__Short task__.
Leave out the pictures and set down exactly the lines from the start of the listing through the one with "const chart = echarts.init(document.getElementById('chart'))", both included.

__Supplied material__.
────────

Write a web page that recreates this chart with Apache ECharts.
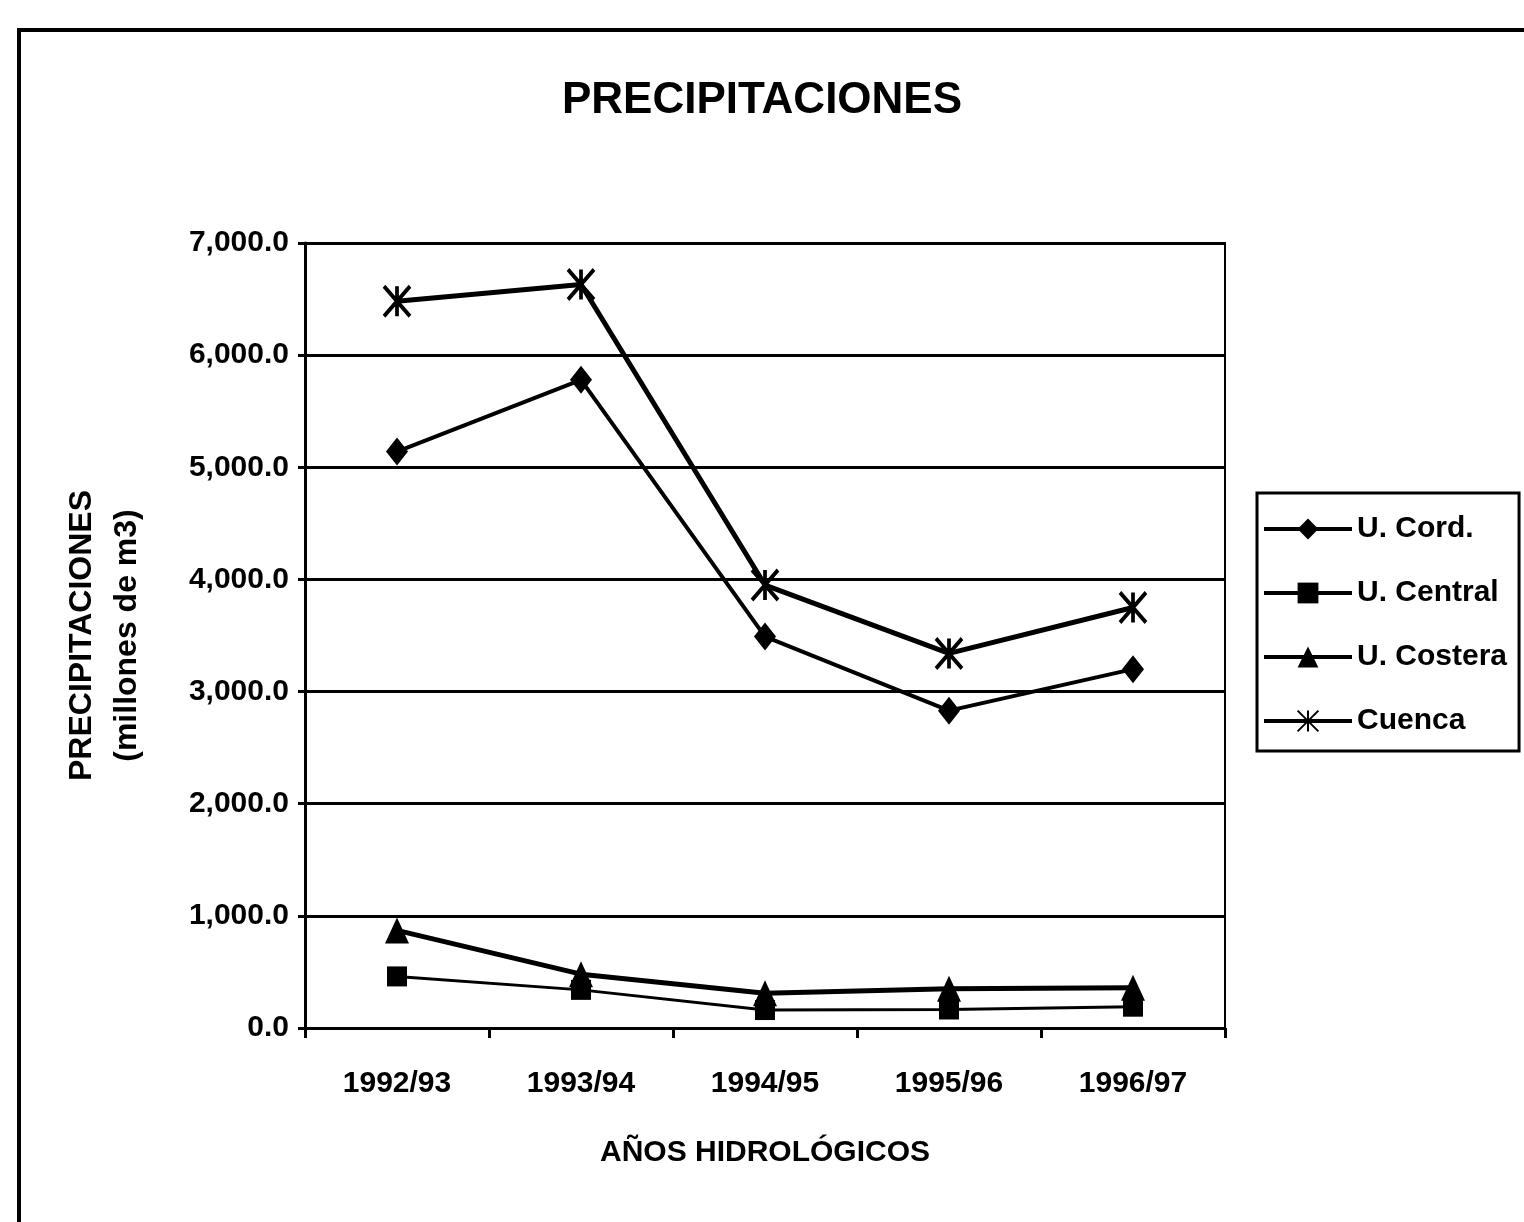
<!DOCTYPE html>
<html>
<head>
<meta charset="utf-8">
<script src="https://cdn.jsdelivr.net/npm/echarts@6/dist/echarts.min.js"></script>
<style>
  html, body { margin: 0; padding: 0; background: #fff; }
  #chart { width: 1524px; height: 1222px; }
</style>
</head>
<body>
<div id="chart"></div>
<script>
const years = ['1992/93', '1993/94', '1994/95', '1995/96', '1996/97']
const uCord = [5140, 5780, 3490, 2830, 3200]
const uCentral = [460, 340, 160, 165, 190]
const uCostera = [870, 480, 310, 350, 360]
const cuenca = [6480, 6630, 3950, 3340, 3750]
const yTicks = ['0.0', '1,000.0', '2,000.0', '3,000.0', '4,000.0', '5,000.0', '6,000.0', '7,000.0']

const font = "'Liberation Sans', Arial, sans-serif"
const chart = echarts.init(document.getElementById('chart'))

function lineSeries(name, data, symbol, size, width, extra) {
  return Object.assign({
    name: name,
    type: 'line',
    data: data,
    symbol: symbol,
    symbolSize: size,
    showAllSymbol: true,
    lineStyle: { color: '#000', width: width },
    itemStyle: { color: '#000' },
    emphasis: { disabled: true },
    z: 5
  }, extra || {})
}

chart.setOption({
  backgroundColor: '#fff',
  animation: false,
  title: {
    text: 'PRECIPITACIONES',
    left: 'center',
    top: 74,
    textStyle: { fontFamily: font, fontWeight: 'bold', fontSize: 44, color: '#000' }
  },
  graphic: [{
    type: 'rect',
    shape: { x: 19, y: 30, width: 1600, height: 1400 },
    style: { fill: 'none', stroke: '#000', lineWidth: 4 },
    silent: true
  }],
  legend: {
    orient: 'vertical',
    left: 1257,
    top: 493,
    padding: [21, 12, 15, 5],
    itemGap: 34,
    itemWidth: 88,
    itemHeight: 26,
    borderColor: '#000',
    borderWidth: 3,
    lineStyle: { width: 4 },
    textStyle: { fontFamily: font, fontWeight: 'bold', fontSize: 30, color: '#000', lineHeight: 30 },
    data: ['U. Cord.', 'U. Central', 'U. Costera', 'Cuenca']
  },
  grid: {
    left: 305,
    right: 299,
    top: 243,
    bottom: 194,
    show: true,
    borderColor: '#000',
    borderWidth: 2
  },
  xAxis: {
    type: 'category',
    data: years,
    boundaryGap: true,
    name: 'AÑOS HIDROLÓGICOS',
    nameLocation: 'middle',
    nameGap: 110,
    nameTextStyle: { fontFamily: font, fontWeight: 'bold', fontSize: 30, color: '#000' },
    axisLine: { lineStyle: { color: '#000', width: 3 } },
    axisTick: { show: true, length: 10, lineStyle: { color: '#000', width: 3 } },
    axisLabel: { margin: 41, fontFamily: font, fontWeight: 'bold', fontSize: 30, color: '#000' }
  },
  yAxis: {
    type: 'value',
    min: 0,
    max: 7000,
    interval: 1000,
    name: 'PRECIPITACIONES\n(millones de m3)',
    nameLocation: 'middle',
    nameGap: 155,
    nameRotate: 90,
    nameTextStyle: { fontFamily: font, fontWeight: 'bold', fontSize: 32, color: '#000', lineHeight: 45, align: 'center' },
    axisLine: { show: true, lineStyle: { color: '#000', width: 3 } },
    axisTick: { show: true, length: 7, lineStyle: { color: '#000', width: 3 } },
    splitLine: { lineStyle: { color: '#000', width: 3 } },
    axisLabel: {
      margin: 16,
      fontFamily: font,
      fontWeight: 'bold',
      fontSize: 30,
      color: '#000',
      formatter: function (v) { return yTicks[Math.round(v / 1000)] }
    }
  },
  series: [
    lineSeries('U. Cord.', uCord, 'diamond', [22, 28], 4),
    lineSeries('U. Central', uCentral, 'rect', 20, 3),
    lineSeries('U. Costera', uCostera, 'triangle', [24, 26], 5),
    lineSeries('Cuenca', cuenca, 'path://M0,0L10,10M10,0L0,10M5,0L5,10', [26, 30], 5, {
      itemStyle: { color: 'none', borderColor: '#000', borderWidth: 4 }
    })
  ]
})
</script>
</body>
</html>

────────

__Full output__.
Write a web page that recreates this chart with Apache ECharts.
<!DOCTYPE html>
<html>
<head>
<meta charset="utf-8">
<script src="https://cdn.jsdelivr.net/npm/echarts@6/dist/echarts.min.js"></script>
<style>
  html, body { margin: 0; padding: 0; background: #fff; }
  #chart { width: 1524px; height: 1222px; }
</style>
</head>
<body>
<div id="chart"></div>
<script>
const years = ['1992/93', '1993/94', '1994/95', '1995/96', '1996/97']
const uCord = [5140, 5780, 3490, 2830, 3200]
const uCentral = [460, 340, 160, 165, 190]
const uCostera = [870, 480, 310, 350, 360]
const cuenca = [6480, 6630, 3950, 3340, 3750]
const yTicks = ['0.0', '1,000.0', '2,000.0', '3,000.0', '4,000.0', '5,000.0', '6,000.0', '7,000.0']

const font = "'Liberation Sans', Arial, sans-serif"
const chart = echarts.init(document.getElementById('chart'))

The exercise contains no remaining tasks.